■ **TASK REQUIREMENTS**:
Every line from the beginning of the records below up to the one holding "195.2, 173.9, 184.2, 179.6, 156.5, 142.8]" should be quoted exactly; leave out the rest.

--- Start of ENTRIES SHOWN ---

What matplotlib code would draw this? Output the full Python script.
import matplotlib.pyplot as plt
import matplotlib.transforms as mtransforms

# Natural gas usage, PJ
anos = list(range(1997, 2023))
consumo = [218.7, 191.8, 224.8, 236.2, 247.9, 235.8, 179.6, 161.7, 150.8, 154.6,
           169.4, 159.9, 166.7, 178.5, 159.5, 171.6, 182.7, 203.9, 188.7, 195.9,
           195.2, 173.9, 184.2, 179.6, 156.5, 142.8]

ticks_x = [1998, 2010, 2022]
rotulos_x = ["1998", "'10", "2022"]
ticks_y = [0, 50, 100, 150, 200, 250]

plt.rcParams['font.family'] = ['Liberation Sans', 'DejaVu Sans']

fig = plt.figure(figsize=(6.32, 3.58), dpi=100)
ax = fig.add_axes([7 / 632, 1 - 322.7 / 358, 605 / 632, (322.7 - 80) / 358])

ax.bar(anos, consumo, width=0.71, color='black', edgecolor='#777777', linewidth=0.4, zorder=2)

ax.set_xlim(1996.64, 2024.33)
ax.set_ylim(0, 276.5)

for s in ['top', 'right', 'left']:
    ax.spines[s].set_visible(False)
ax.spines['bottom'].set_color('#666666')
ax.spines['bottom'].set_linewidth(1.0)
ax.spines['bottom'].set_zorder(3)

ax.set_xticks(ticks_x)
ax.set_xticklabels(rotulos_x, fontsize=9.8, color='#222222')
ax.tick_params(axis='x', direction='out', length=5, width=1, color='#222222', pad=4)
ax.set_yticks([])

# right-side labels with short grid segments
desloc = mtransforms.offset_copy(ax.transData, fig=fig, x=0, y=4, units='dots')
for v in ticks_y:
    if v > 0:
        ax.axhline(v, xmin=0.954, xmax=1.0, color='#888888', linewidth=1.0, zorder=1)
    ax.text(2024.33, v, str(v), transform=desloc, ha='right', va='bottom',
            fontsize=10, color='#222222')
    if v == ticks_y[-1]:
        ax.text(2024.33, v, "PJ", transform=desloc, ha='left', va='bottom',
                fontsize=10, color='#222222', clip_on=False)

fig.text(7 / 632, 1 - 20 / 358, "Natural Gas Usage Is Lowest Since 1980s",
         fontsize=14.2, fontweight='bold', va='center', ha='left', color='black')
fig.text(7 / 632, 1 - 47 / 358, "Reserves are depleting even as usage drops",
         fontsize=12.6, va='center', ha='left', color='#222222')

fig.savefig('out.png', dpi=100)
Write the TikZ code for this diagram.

--- End of ENTRIES SHOWN ---

■ **FINAL ANSWER**:
What matplotlib code would draw this? Output the full Python script.
import matplotlib.pyplot as plt
import matplotlib.transforms as mtransforms

# Natural gas usage, PJ
anos = list(range(1997, 2023))
consumo = [218.7, 191.8, 224.8, 236.2, 247.9, 235.8, 179.6, 161.7, 150.8, 154.6,
           169.4, 159.9, 166.7, 178.5, 159.5, 171.6, 182.7, 203.9, 188.7, 195.9,
           195.2, 173.9, 184.2, 179.6, 156.5, 142.8]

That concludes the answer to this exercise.